Once the SEC approves the filing, the company and the bank set the “effective date” when the stock will be offered to the public as well as the initial price per share for the offering.
The length of time between the filing and the effective date used to take months but has been significantly shortened. In some cases, that process can now be as short as 50 days. That’s because of an Obama-era initiative that allowed companies to write “confidential IPO filings” was expanded in 2017 to be available to all companies regardless of size. In these filings, the company could put together a draft document, but not commit themselves to submit sensitive financial documents or other information which, once submitted with the filing, become a matter of public record and can be seen by competitors. Also, a confidential filing allows companies to take a more analytical approach to the roadshow and adjust their presentation in response to feedback they receive. Companies such as Snap, Shake Shack and Twitter are among the companies who have taken advantage of the ability to initiate a confidential filing.
Can individual investors take part in an IPO?
An individual public offering is offered to institutional investors. This is because the company that is issuing the IPO is looking for large amounts of capital, which requires the kind of capital that is typically reserved for large investment banks. In very rare cases, if an individual investor is a client of an investment bank, and has the financial resources to do so, they may be invited to participate in the IPO through their broker. This, however, is fairly rare.
Frequently after a company’s IPO, the price per share of the now public company begins to increase as shares are available to be traded on a major stock exchange. This means that individual investors looking to jump in after the IPO will typically have to pay a higher price than the investors that took part in the initial public offering. However, this is not always the case. In some cases, the share price may go down after an initial public offering if analysts feel that the company is now overvalued. When this happens, the individual investors are exposed to less risk and may be able to buy shares at a discount to the IPO price.

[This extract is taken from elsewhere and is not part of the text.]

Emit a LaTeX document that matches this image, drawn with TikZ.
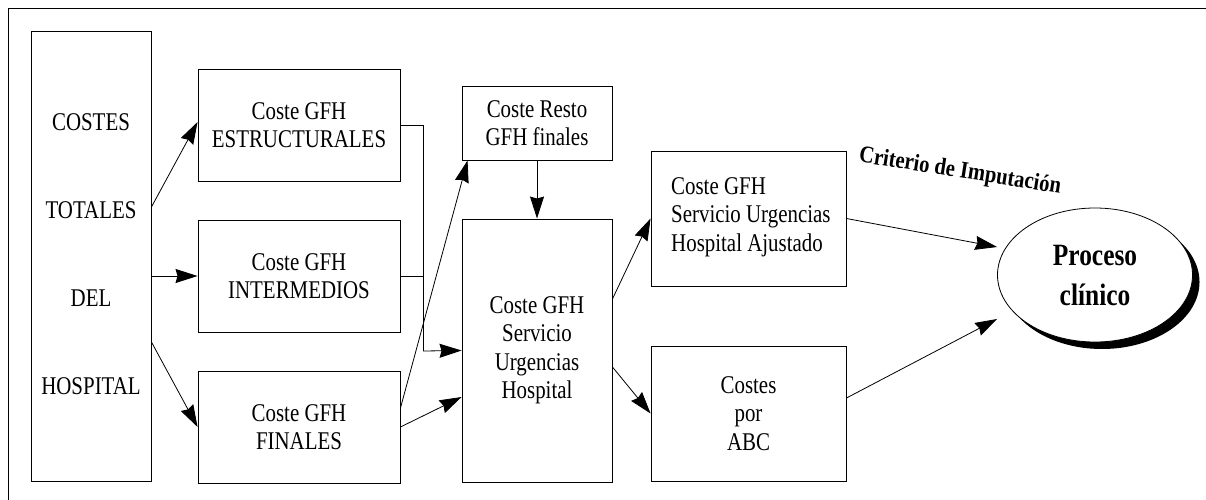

The bottom line on initial public offerings (IPOs)
Initial public offerings (IPOs) are one of the easiest ways for a public company to gain access to a large amount of investor capital. The overall goal of an IPO is for the company to sell a large number of shares at above their market value, thus raising a lot of money for the company. The theory is that institutional investors will want to own a part of the company, and then individual investors will jump in on the secondary market once the company begins to be publicly traded.
However, when a company initially goes public, the owners and the company still retain a high percentage of stock, allowing them to continue to have influence on the company’s direction despite the influx of new shareholders who have voting rights.
The decision to go from public to private is not an easy one and will require a company to take on expenses due to increased regulatory requirements. For this reason, in recent years, some companies are holding back from issuing IPOs to ensure they have the required funds to absorb the additional regulatory costs.
In an effort to spur interest in IPOs, the process for going public has shortened considerably in the past few years, due to the ability of companies to issue “confidential IPOs”. This allows a company to prepare a draft document to the SEC while they attempt to gauge the interest of institutional investors.